**BRIEF**
Among the entries that follow, locate the line with "Clone this chart in Plotly." and the line with "return (462 - B - py) / PH". Output those lines and all lines in between, exactly, minus the pictures.

Stored data entries:
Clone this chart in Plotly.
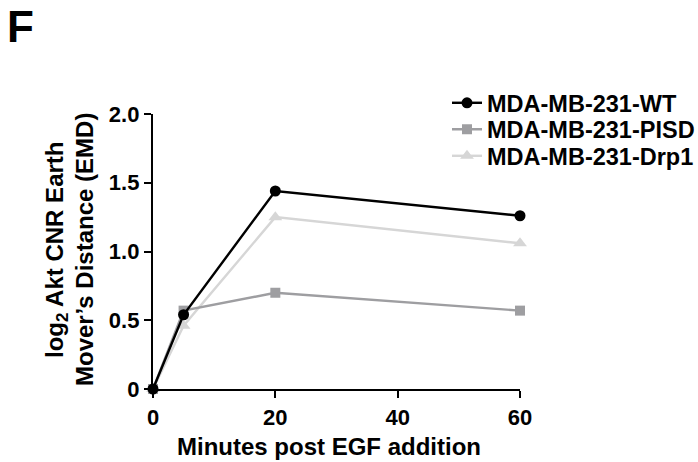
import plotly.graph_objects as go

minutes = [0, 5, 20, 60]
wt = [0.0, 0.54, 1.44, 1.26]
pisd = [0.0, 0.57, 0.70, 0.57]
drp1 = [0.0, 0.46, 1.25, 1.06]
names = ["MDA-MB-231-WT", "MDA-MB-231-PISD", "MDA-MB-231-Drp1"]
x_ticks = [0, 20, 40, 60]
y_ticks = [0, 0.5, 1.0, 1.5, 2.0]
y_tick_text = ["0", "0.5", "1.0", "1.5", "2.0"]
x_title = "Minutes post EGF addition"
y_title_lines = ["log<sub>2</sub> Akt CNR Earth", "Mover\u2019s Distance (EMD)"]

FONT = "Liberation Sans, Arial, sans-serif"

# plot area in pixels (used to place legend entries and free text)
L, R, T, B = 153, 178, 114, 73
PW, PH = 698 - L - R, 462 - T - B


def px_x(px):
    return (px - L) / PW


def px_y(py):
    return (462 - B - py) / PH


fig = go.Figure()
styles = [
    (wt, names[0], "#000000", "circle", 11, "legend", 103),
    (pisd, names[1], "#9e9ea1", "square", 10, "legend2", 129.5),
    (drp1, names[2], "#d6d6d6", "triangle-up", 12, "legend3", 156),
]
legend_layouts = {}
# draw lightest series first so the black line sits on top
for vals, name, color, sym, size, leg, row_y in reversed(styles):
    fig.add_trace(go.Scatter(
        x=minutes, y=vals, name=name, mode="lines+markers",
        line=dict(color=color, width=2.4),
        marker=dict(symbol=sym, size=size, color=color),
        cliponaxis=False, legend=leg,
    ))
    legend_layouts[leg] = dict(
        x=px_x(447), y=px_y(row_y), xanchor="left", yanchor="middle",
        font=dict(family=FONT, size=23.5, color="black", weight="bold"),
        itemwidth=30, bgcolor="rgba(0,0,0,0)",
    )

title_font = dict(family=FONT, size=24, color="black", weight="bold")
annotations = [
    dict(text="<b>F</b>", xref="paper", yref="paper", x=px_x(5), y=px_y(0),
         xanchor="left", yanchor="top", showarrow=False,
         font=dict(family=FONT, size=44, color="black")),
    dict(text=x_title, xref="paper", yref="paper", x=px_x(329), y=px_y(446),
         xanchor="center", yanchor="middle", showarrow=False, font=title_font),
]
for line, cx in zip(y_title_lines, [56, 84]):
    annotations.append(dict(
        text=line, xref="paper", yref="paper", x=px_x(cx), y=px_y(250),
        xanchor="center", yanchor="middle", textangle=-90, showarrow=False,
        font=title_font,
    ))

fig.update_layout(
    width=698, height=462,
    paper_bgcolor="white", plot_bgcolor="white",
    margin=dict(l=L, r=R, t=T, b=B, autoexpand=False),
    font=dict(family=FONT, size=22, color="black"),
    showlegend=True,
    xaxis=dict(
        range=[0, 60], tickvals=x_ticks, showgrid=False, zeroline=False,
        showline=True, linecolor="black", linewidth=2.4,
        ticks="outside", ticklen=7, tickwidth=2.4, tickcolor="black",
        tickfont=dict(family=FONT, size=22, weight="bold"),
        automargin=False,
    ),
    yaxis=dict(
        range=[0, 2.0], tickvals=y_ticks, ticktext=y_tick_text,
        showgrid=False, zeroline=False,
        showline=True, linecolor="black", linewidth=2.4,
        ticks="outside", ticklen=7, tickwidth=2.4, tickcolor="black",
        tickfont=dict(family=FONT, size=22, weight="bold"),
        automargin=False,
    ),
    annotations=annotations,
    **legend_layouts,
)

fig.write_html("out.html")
--
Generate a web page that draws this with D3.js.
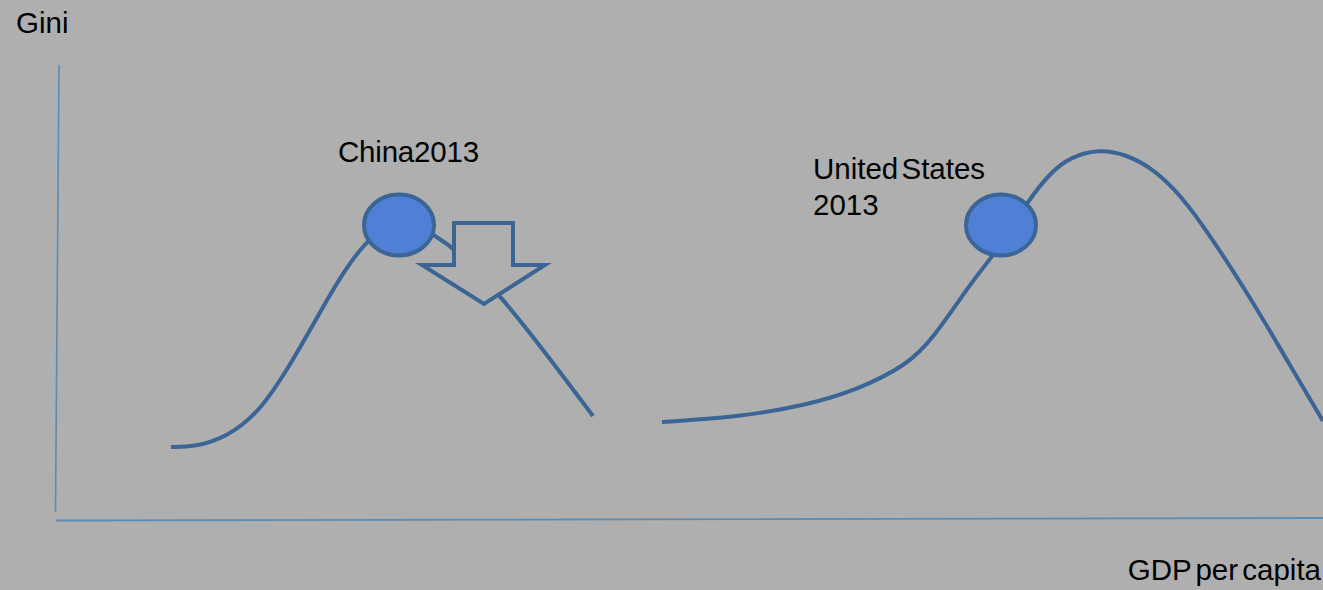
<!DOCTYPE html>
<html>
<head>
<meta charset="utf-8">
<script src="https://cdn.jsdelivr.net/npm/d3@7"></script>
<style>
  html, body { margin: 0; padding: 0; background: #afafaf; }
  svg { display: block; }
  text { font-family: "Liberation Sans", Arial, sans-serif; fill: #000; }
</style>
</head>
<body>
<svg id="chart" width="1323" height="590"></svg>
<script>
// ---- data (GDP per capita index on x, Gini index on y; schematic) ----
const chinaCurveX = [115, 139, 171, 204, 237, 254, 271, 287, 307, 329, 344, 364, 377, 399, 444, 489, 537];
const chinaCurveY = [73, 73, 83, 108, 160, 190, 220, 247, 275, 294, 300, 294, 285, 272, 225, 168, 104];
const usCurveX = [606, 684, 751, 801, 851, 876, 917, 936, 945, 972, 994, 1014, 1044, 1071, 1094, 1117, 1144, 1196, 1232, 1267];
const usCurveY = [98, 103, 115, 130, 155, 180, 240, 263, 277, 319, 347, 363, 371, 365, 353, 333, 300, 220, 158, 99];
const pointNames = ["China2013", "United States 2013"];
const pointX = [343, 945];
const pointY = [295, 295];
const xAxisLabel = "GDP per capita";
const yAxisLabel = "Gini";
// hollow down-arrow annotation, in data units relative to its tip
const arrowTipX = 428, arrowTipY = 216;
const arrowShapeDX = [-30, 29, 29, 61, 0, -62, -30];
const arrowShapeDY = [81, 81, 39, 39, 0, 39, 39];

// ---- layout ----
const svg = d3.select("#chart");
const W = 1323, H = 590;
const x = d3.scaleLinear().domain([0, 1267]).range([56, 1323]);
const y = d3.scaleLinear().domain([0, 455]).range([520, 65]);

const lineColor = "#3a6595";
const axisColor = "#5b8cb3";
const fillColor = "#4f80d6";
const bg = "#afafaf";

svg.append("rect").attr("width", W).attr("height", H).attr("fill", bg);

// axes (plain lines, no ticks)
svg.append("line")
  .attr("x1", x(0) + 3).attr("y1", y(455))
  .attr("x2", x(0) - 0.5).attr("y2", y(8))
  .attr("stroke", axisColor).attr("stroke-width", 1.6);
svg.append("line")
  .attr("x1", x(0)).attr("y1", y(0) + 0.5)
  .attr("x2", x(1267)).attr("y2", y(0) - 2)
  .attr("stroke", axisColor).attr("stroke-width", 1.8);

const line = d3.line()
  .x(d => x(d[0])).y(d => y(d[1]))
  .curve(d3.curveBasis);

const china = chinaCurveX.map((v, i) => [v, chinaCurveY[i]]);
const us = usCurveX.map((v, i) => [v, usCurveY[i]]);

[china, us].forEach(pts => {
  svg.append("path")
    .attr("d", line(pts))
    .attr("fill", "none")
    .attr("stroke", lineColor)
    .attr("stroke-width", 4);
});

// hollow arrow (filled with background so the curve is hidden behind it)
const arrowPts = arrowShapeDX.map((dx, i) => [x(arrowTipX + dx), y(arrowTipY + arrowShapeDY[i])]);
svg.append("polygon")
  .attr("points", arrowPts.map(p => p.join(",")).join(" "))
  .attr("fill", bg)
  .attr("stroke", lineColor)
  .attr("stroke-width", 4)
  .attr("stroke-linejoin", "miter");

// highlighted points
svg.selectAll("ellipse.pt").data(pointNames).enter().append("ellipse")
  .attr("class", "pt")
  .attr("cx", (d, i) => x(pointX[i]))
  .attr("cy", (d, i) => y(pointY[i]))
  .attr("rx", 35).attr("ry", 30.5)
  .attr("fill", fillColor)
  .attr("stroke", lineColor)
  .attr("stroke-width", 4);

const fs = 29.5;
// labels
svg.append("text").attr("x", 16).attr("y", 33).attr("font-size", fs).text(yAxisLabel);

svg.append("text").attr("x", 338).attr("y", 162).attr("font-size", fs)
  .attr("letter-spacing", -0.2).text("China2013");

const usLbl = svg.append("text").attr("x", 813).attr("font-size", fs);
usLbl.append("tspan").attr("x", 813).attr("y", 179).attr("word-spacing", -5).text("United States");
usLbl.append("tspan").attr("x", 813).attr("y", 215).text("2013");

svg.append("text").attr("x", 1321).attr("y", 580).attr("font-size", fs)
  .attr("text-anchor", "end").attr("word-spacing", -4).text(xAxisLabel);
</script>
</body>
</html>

**COMPLETED EXERCISE**
Clone this chart in Plotly.
import plotly.graph_objects as go

minutes = [0, 5, 20, 60]
wt = [0.0, 0.54, 1.44, 1.26]
pisd = [0.0, 0.57, 0.70, 0.57]
drp1 = [0.0, 0.46, 1.25, 1.06]
names = ["MDA-MB-231-WT", "MDA-MB-231-PISD", "MDA-MB-231-Drp1"]
x_ticks = [0, 20, 40, 60]
y_ticks = [0, 0.5, 1.0, 1.5, 2.0]
y_tick_text = ["0", "0.5", "1.0", "1.5", "2.0"]
x_title = "Minutes post EGF addition"
y_title_lines = ["log<sub>2</sub> Akt CNR Earth", "Mover\u2019s Distance (EMD)"]

FONT = "Liberation Sans, Arial, sans-serif"

# plot area in pixels (used to place legend entries and free text)
L, R, T, B = 153, 178, 114, 73
PW, PH = 698 - L - R, 462 - T - B


def px_x(px):
    return (px - L) / PW


def px_y(py):
    return (462 - B - py) / PH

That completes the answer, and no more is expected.